Suffering from cash flow issues, a rural hospital system faced the prospect of scaling back services if it could not find a way to increase efficiency and revenue. Allen’s company, Signature Performance, assessed the hospital’s RCM, leading to efficiencies that raised revenue by 10% and decreased accounts receivable days by 27. These improvements enabled the hospital to move forward on plans to add a wing and increase service levels.

Use New Technology Intentionally

Technology can be a potent efficiency booster. But not all tools will be the right fit for your clinicians, patients, staff, or strategic vision. Some tools may add complexity or remove beneficial face-to-face interaction. Others could be useful, but only if they’re applied correctly.

Ask

These are some key questions to ask before acquiring new technology:

  • What need does this technology address?
  • Does it simplify or add complexity to your workflows? (Check by diagramming the workflow, step by step, both with and without the technology.)  
  • Are other providers using this technology? Have you talked to them?
  • How much provider and staff training will the technology require?
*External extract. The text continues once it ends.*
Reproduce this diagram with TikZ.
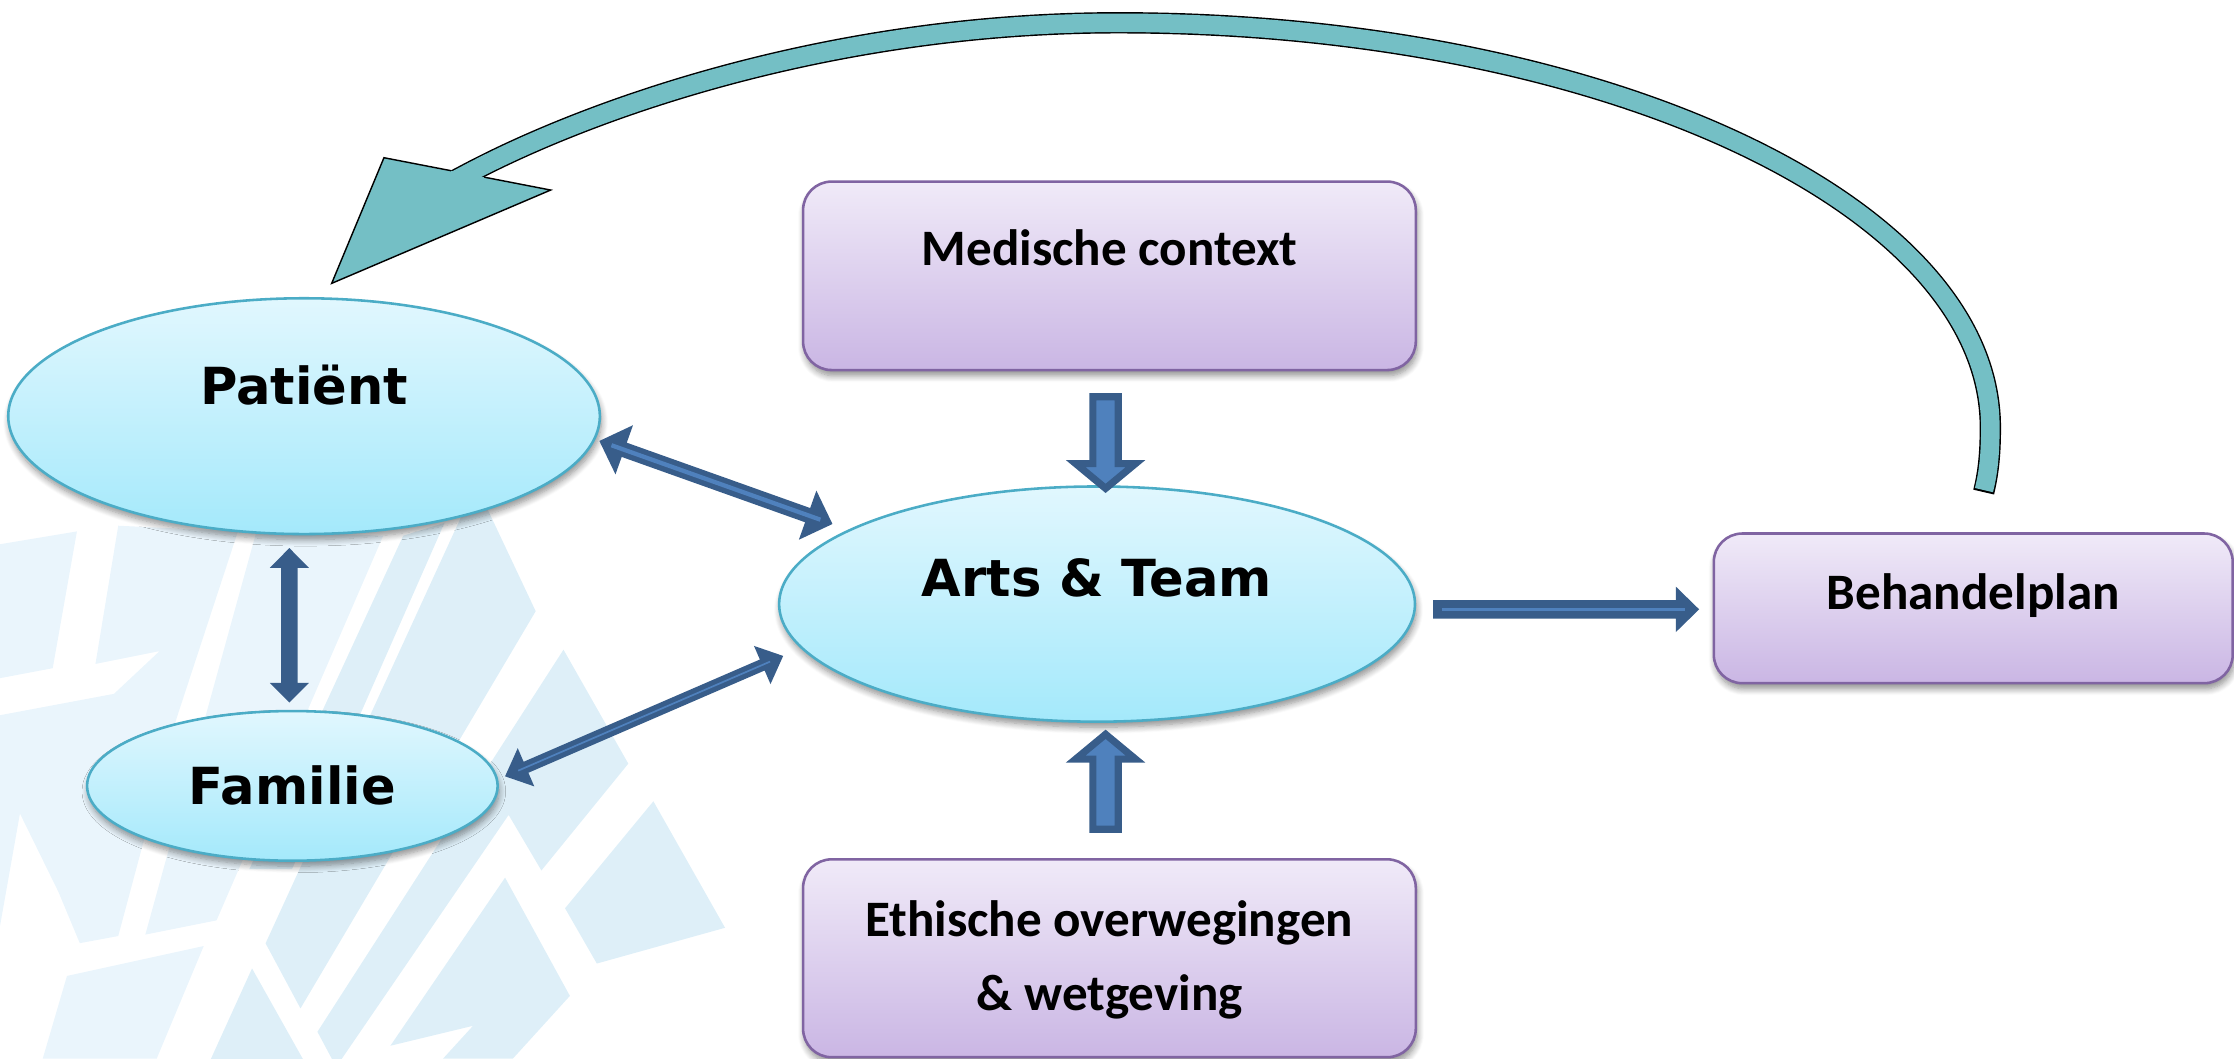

Do you have the time to provide this training, and do users have the time to take it?
  • How do the up-front costs compare with the potential long-term savings?
  • Before investing in artificial intelligence (AI), have you addressed all data integrity issues? (AI is useless if the data you’re feeding into it is inaccurate.)

Act

  • Reassess your existing technology by asking users what’s working and what’s not and by tracking key performance indicators that measure what the technology is supposed to achieve.  
  • When a technology’s performance is falling short, work with users and vendors to identify solutions. But don’t be so wedded to your investment in a technology that you’re afraid to ditch it.
  • Integrate AI to reduce errors and burdens. For example, AI systems can track updates to medical coding systems, audit medical records to locate coding errors, document discrepancies, and flag these for human review. More recently, AI has been used to automatically listen to, capture, and process the patient-physician encounter, dramatically reducing the hours clinicians must spend on documentation.

As recently as 2020, the U.S. Department of Veterans Affairs (VA) used outdated technology that delayed processing and payment of claims for veterans and healthcare providers. VA worked with Signature Performance to implement a new software platform aimed at enhancing accuracy and speed. The technology-driven efficiencies improved claims accuracy to 99.9%, enabled 96% of payments to be made within 30 days, and freed up approximately 130,000 full-time-equivalent hours at VA to invest in other priorities.